Chinese artist Ai Weiwei's documentary “Human Flow” travels to 23 countries as it tries to put a human face on the vast migrations unfolding around the world. Paul Schrader, who wrote “Taxi Driver,” directs “First Reformed,” featuring Ethan Hawke as a minister wrestling with his faith and the specter of environmental catastrophe.
Israel's Samuel Moaz, director of acclaimed war drama “Lebanon,” returns with “Foxtrot,” another story of conflict and loss. From China, Vivian Qu's ``Angels Wear White'' centers on sexual assault in a small provincial town.

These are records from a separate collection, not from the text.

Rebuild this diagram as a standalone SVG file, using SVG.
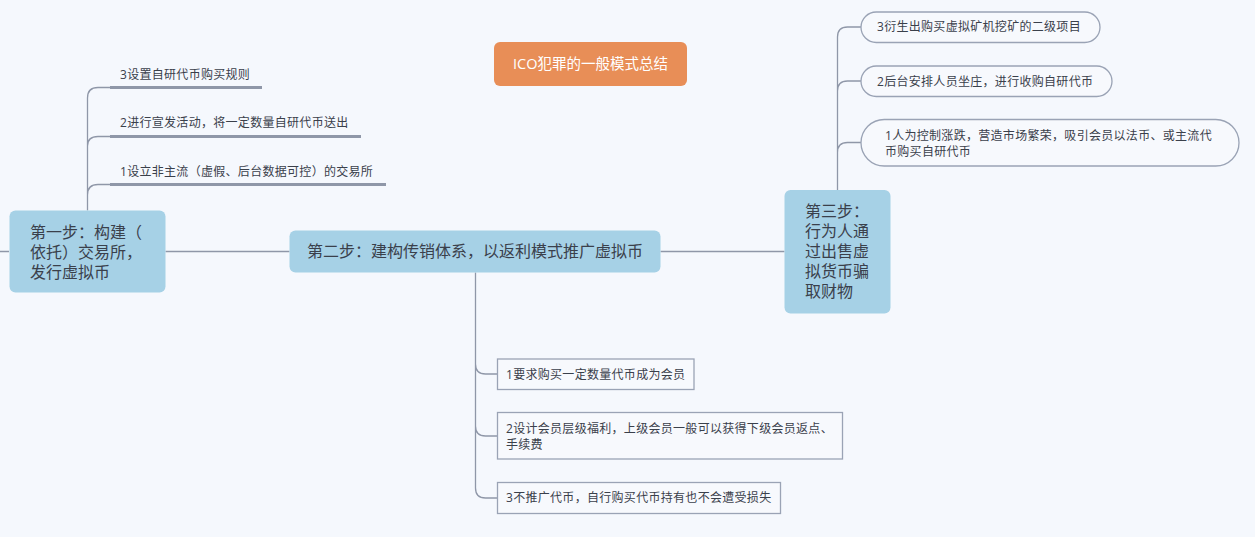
<svg xmlns="http://www.w3.org/2000/svg" width="1255" height="537" viewBox="0 0 1255 537">
<style>
text{font-family:"Open Sans","Noto Sans CJK SC",sans-serif;fill:#3a404b}
.main{font-size:16px}
.sub{font-size:12px;letter-spacing:0.3px}
.node{fill:#a6d1e6}
.ln{fill:none;stroke:#8f97a8;stroke-width:1.3}
.ul{fill:none;stroke:#8f97a8;stroke-width:3}
.box{fill:#f7f9fd;stroke:#9aa3b5;stroke-width:1.3}
</style>
<rect width="1255" height="537" fill="#f5f8fd"/>
<g id="connectors">
<path class="ln" d="M0 251.5H9M165.5 251.5H289.5M660.5 251.5H784.5"/>
<path class="ln" d="M87.5 210.5V98Q87.5 87.5 98 87.5H110M87.5 146V146Q87.5 136.5 98 136.5H110M87.5 195Q87.5 184.5 98 184.5H110"/>
<path class="ul" d="M110 87.5H262M110 136.5H361M110 184.5H386"/>
<path class="ln" d="M837.5 190V37Q837.5 27 847.5 27H861M837.5 91Q837.5 81 847.5 81H861M837.5 152.5Q837.5 142.5 847.5 142.5H861"/>
<path class="ln" d="M475.5 272.5V488Q475.5 498 485.5 498H497.5M475.5 364Q475.5 374 485.5 374H497.5M475.5 426Q475.5 436 485.5 436H497.5"/>
</g>
<g id="title">
<rect x="494" y="42" width="193" height="44" rx="6" fill="#e88e57"/>
<text x="590.5" y="69" class="main" text-anchor="middle" style="fill:#ffffff;font-size:14.5px">ICO犯罪的一般模式总结</text>
</g>
<g id="step1">
<rect class="node" x="9.5" y="210.5" width="156" height="82" rx="6"/>
<text class="main" x="30" y="238">第一步：构建（</text>
<text class="main" x="30" y="258">依托）交易所，</text>
<text class="main" x="30" y="278">发行虚拟币</text>
</g>
<g id="s1-3"><text class="sub" x="120" y="79">3设置自研代币购买规则</text></g>
<g id="s1-2"><text class="sub" x="120" y="127">2进行宣发活动，将一定数量自研代币送出</text></g>
<g id="s1-1"><text class="sub" x="120" y="175.5">1设立非主流（虚假、后台数据可控）的交易所</text></g>
<g id="step2">
<rect class="node" x="289.5" y="230.5" width="371" height="42" rx="6"/>
<text class="main" x="475" y="257" text-anchor="middle">第二步：建构传销体系，以返利模式推广虚拟币</text>
</g>
<g id="s2-1">
<rect class="box" x="497.5" y="359" width="196.5" height="30.5"/>
<text class="sub" x="506" y="378.5">1要求购买一定数量代币成为会员</text>
</g>
<g id="s2-2">
<rect class="box" x="497.5" y="412.5" width="345" height="46.5"/>
<text class="sub" x="506" y="432.5">2设计会员层级福利，上级会员一般可以获得下级会员返点、</text>
<text class="sub" x="506" y="448.5">手续费</text>
</g>
<g id="s2-3">
<rect class="box" x="497.5" y="482.5" width="283" height="31"/>
<text class="sub" x="506" y="502">3不推广代币，自行购买代币持有也不会遭受损失</text>
</g>
<g id="step3">
<rect class="node" x="784.5" y="190" width="106" height="123.5" rx="6"/>
<text class="main" x="805" y="217">第三步：</text>
<text class="main" x="805" y="237">行为人通</text>
<text class="main" x="805" y="257">过出售虚</text>
<text class="main" x="805" y="277">拟货币骗</text>
<text class="main" x="805" y="297">取财物</text>
</g>
<g id="s3-3">
<rect class="box" x="861" y="12" width="239" height="30.5" rx="15.25"/>
<text class="sub" x="877" y="31">3衍生出购买虚拟矿机挖矿的二级项目</text>
</g>
<g id="s3-2">
<rect class="box" x="861" y="66" width="251" height="30.5" rx="15.25"/>
<text class="sub" x="877" y="85.5">2后台安排人员坐庄，进行收购自研代币</text>
</g>
<g id="s3-1">
<rect class="box" x="861" y="119.5" width="378" height="46.5" rx="23.25"/>
<text class="sub" x="885" y="139.5">1人为控制涨跌，营造市场繁荣，吸引会员以法币、或主流代</text>
<text class="sub" x="885" y="155.5">币购买自研代币</text>
</g>
</svg>
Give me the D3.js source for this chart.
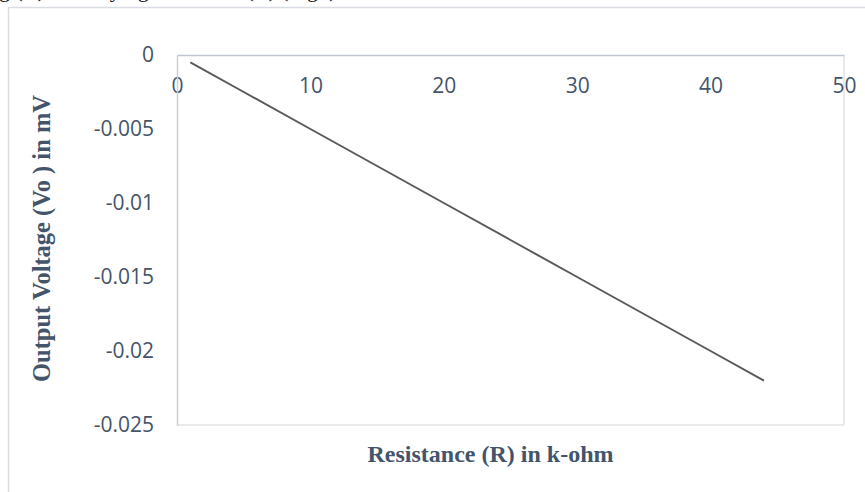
<!DOCTYPE html>
<html>
<head>
<meta charset="utf-8">
<script src="https://cdn.jsdelivr.net/npm/d3@7"></script>
<style>
html,body{margin:0;padding:0;background:#fff;}
svg{display:block;}
</style>
</head>
<body>
<svg id="chart" width="865" height="492"></svg>
<script>
const resistance = [1, 5, 10, 15, 20, 25, 30, 35, 40, 44];
const voltage = [-0.0005, -0.0025, -0.005, -0.0075, -0.01, -0.0125, -0.015, -0.0175, -0.02, -0.022];
const xTicks = [0, 10, 20, 30, 40, 50];
const yTicks = [0, -0.005, -0.01, -0.015, -0.02, -0.025];
const xTitle = "Resistance (R) in k-ohm";
const yTitle = "Output Voltage (Vo ) in mV";
const caption = "ing (R) for varying resistance (R) (Fig. )";

const svg = d3.select("#chart");
const W = 865, H = 492;
const m = {left: 177, top: 55, right: 844, bottom: 425};
const labelColor = "#44546A";

// caption fragment cut at the top
svg.append("text")
  .attr("x", -18).attr("y", -3)
  .attr("font-family", "Liberation Serif")
  .attr("font-size", 22)
  .attr("fill", "#111")
  .text(caption);

// outer chart frame
svg.append("rect")
  .attr("x", 8.5).attr("y", 7.5)
  .attr("width", W + 20).attr("height", H + 20)
  .attr("fill", "none").attr("stroke", "#D9DDE3").attr("stroke-width", 1.5);

const x = d3.scaleLinear().domain([0, 50]).range([m.left, m.right]);
const y = d3.scaleLinear().domain([-0.025, 0]).range([m.bottom, m.top]);

// plot area border (right & bottom lighter)
svg.append("line").attr("x1", m.right).attr("x2", m.right).attr("y1", m.top).attr("y2", m.bottom)
  .attr("stroke", "#E3E3E3").attr("stroke-width", 1.5);
svg.append("line").attr("x1", m.left).attr("x2", m.right).attr("y1", m.bottom).attr("y2", m.bottom)
  .attr("stroke", "#E3E3E3").attr("stroke-width", 1.5);

// x axis at y=0 (top)
const xAxis = svg.append("g")
  .attr("transform", `translate(0,${y(0)})`)
  .call(d3.axisBottom(x).tickValues(xTicks).tickSize(0).tickPadding(23).tickFormat(d3.format("d")));
xAxis.select(".domain").attr("stroke", "#BFC6D2").attr("stroke-width", 1.5);
xAxis.selectAll("text").attr("font-family", "Open Sans").attr("font-size", 21).attr("fill", labelColor);

// y axis at x=0 (left)
const yAxis = svg.append("g")
  .attr("transform", `translate(${x(0)},0)`)
  .call(d3.axisLeft(y).tickValues(yTicks).tickSize(0).tickPadding(23).tickFormat(d => d === 0 ? "0" : String(d)));
yAxis.select(".domain").attr("stroke", "#C9CED8").attr("stroke-width", 1.5);
yAxis.selectAll("text").attr("font-family", "Open Sans").attr("font-size", 21).attr("fill", labelColor);

// data line
const data = resistance.map((r, i) => ({r, v: voltage[i]}));
svg.append("path")
  .datum(data)
  .attr("fill", "none")
  .attr("stroke", "#595959")
  .attr("stroke-width", 2)
  .attr("d", d3.line().x(d => x(d.r)).y(d => y(d.v)));

// axis titles
svg.append("text")
  .attr("x", 490.5).attr("y", 462)
  .attr("text-anchor", "middle")
  .attr("font-family", "Liberation Serif").attr("font-weight", "bold")
  .attr("font-size", 24).attr("fill", labelColor)
  .text(xTitle);

svg.append("text")
  .attr("transform", "translate(50,238.5) rotate(-90)")
  .attr("text-anchor", "middle")
  .attr("font-family", "Liberation Serif").attr("font-weight", "bold")
  .attr("font-size", 24.5).attr("fill", labelColor)
  .text(yTitle);
</script>
</body>
</html>
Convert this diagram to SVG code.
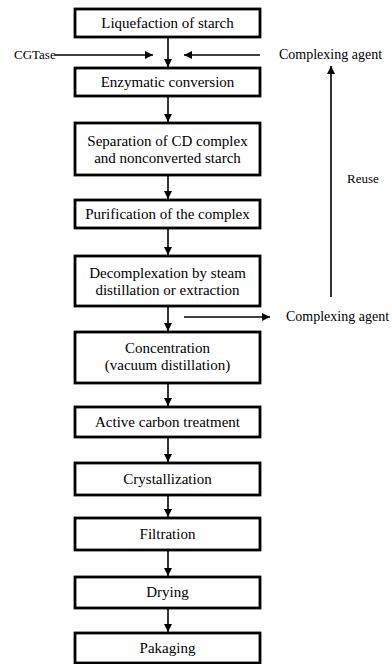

It hasn't escaped comment that Qu is the only female director among 21 filmmakers in the festival's main competition. Debates about diversity and inclusion in the movie business are a long way from dying down.
Thrills and chills
Once considered the preserve of B-movies, thrills have become respectable. The Venice competition brims with films that include elements of sci-fi, action and horror, including “Downsizing,” “The Shape of Water” and “Mother!”
Further jolts and shocks are promised by the Italian organized-crime series “Suburra”; S. Craig Zahler's bloody “Brawl in Cell Block 99,” starring Vince Vaughn; and a 3-D version of Michael Jackson's “Thriller,” screening alongside a 25th-anniversary documentary about the landmark video.
A changing industry
Technology and economics are transforming the film industry, and festivals like Venice are working hard to keep up.
Festival director Alberto Barbera has said he wants the lineup to provide “a perception of the future,” rather than “a snapshot of the present or a souvenir selfie of our contemporary cinema.”
One big change this year is the festival's first virtual reality competition, featuring 22 films and installations judged by a jury led by director John Landis. Barbera said VR, until recently considered little more than “the latest technological gimmick,” looked set to “become one of the most colossal investments” for the cultural industry.
With the way films are funded, made, distributed and watched all in flux, the taste-maker role played by festivals like Venice makes them more powerful than ever.
Schrader, who has been making films since the 1970s, said advances in technology had let him make “First Reformed” twice as fast and at half the cost of a movie made just 10 or 15 years ago.
“That's the upside of the enormous freedom we've been given by technology in film,” he said. “The downside is thousands of films are getting made now that no one wants to see.”
“The festivals are the new gatekeepers,” he added. “We need these festival structures to process this tsunami of product.”